LargeDataSetForText: Abstract class for large data sets containing raw texts

Description

This object stores raw texts. The data of this objects is not stored in memory directly. By using memory mapping these objects allow to work with data sets which do not fit into memory/RAM.

Arguments

Value

Returns a new object of this class.

Super class

aifeducation::LargeDataSetBase -> LargeDataSetForText

Methods

Public methods

Inherited methods

Method `new()`

Method for creation of LargeDataSetForText instance. It can be initialized with init_data parameter if passed (Uses add_from_data.frame() method if init_data is data.frame).

Usage

LargeDataSetForText$new(init_data = NULL)

Arguments

init_data: Initial data.frame for dataset.

Returns

A new instance of this class initialized with init_data if passed.

Method `add_from_files_txt()`

Method for adding raw texts saved within .txt files to the data set. Please note the the directory should contain one folder for each .txt file. In order to create an informative data set every folder can contain the following additional files:

bib_entry.txt: containing a text version of the bibliographic information of the raw text.
license.txt: containing a statement about the license to use the raw text such as "CC BY".
url_license.txt: containing the url/link to the license in the internet.
text_license.txt: containing the license in raw text.
url_source.txt: containing the url/link to the source in the internet.

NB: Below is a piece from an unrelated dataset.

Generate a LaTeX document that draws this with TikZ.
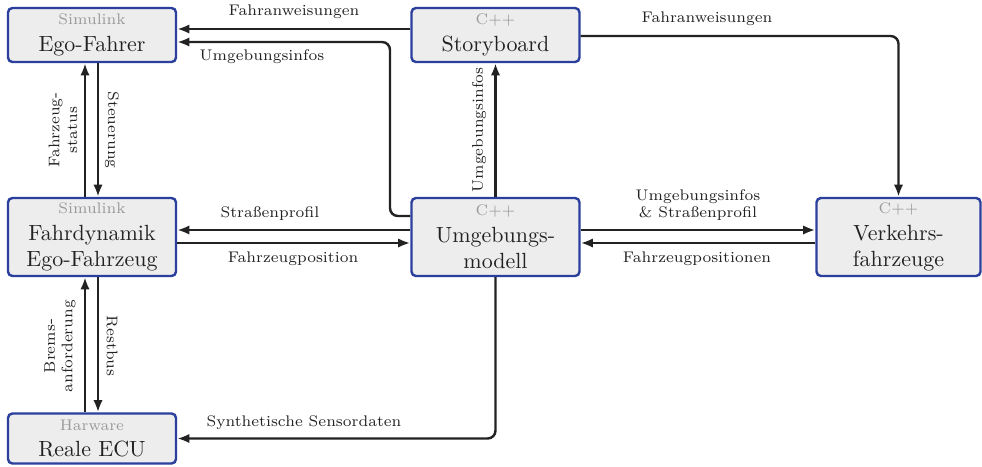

The id of every .txt file is the file name without file extension. Please be aware to provide unique file names. Id and raw texts are mandatory, bibliographic and license information are optional.

Usage

LargeDataSetForText$add_from_files_txt(
  dir_path,
  batch_size = 500,
  log_file = NULL,
  log_write_interval = 2,
  log_top_value = 0,
  log_top_total = 1,
  log_top_message = NA,
  trace = TRUE
)

Arguments

dir_path: Path to the directory where the files are stored.

batch_size

int determining the number of files to process at once.

log_file

string Path to the file where the log should be saved. If no logging is desired set this argument to NULL.

log_write_interval

int Time in seconds determining the interval in which the logger should try to update the log files. Only relevant if log_file is not NULL.

log_top_value

int indicating the current iteration of the process.

log_top_total

int determining the maximal number of iterations.

log_top_message

string providing additional information of the process.

trace

bool If TRUE information on the progress is printed to the console.

Returns

The method does not return anything. It adds new raw texts to the data set.

Method `add_from_files_pdf()`

Method for adding raw texts saved within .pdf files to the data set. Please note the the directory should contain one folder for each .pdf file. In order to create an informative data set every folder can contain the following additional files:

bib_entry.txt: containing a text version of the bibliographic information of the raw text.
license.txt: containing a statement about the license to use the raw text such as "CC BY".
url_license.txt: containing the url/link to the license in the internet.
text_license.txt: containing the license in raw text.
url_source.txt: containing the url/link to the source in the internet.

The id of every .pdf file is the file name without file extension. Please be aware to provide unique file names. Id and raw texts are mandatory, bibliographic and license information are optional.

Usage

LargeDataSetForText$add_from_files_pdf(
  dir_path,
  batch_size = 500,
  log_file = NULL,
  log_write_interval = 2,
  log_top_value = 0,
  log_top_total = 1,
  log_top_message = NA,
  trace = TRUE
)

Arguments

dir_path: Path to the directory where the files are stored.

batch_size

int determining the number of files to process at once.

log_file

string Path to the file where the log should be saved. If no logging is desired set this argument to NULL.

log_write_interval

int Time in seconds determining the interval in which the logger should try to update the log files. Only relevant if log_file is not NULL.

log_top_value

int indicating the current iteration of the process.

log_top_total

int determining the maximal number of iterations.

log_top_message

string providing additional information of the process.

trace

bool If TRUE information on the progress is printed to the console.

Returns

The method does not return anything. It adds new raw texts to the data set.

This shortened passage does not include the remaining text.